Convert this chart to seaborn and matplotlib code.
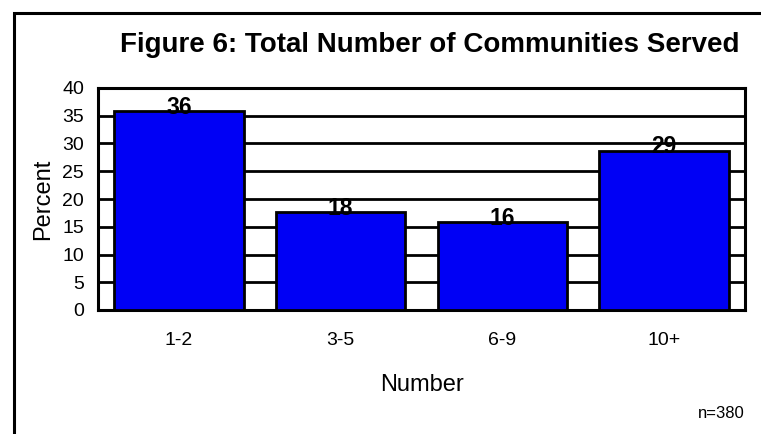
import matplotlib
matplotlib.use("Agg")

import matplotlib.pyplot as plt
import seaborn as sns
import pandas as pd
from matplotlib.patches import Rectangle

# =========================================================
# DATA
# =========================================================

categories = ["1-2", "3-5", "6-9", "10+"]
percents = [35.9, 17.6, 15.8, 28.7]
labels = ["36", "18", "16", "29"]

df = pd.DataFrame({"Number": categories, "Percent": percents})

# =========================================================
# PLOT
# =========================================================

sns.set_style("white")
plt.rcParams["font.family"] = ["Liberation Sans", "DejaVu Sans"]
plt.rcParams["text.color"] = "black"
plt.rcParams["axes.labelcolor"] = "black"
plt.rcParams["xtick.color"] = "black"
plt.rcParams["ytick.color"] = "black"

fig = plt.figure(figsize=(7.61, 4.34), dpi=100)

# outer frame
fig.patches.append(
    Rectangle(
        (14 / 761, -0.05), 1.0, 1 - 13 / 434 + 0.05,
        transform=fig.transFigure,
        fill=False, edgecolor="black", linewidth=2.2
    )
)

ax = fig.add_axes([98 / 761, 1 - 310 / 434, (745 - 98) / 761, (310 - 88) / 434])

sns.barplot(
    data=df,
    x="Number",
    y="Percent",
    color="#0000f5",
    saturation=1,
    width=0.8,
    edgecolor="black",
    linewidth=2,
    zorder=3,
    ax=ax
)

for i, (v, lab) in enumerate(zip(percents, labels)):
    ax.text(
        i, v - 1.4, lab,
        ha="center", va="bottom",
        fontsize=16.5, fontweight="bold", zorder=4
    )

ax.set_ylim(0, 40)
ax.set_yticks(range(0, 41, 5))
ax.yaxis.grid(True, color="black", linewidth=2, zorder=0)
ax.set_axisbelow(True)

for s in ax.spines.values():
    s.set_color("black")
    s.set_linewidth(2.2)

ax.tick_params(axis="both", labelsize=14, length=0)
ax.tick_params(axis="y", pad=10)
ax.tick_params(axis="x", pad=16)

ax.set_xlabel("Number", fontsize=17, labelpad=18)
ax.set_ylabel("Percent", fontsize=17, labelpad=6)

fig.text(
    430 / 761, 1 - 45 / 434,
    "Figure 6: Total Number of Communities Served",
    ha="center", va="center",
    fontsize=20, fontweight="bold"
)

fig.text(
    745 / 761, 1 - 413 / 434, "n=380",
    ha="right", va="center", fontsize=12
)

fig.savefig("out.png", dpi=100)
plt.close()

====

# [Direction]
Starting with the first line of the data above and ending with the line containing "from matplotlib.patches import Rectangle", please restate every line exactly, leaving images out.

# [Right answer]
Convert this chart to seaborn and matplotlib code.
import matplotlib
matplotlib.use("Agg")

import matplotlib.pyplot as plt
import seaborn as sns
import pandas as pd
from matplotlib.patches import Rectangle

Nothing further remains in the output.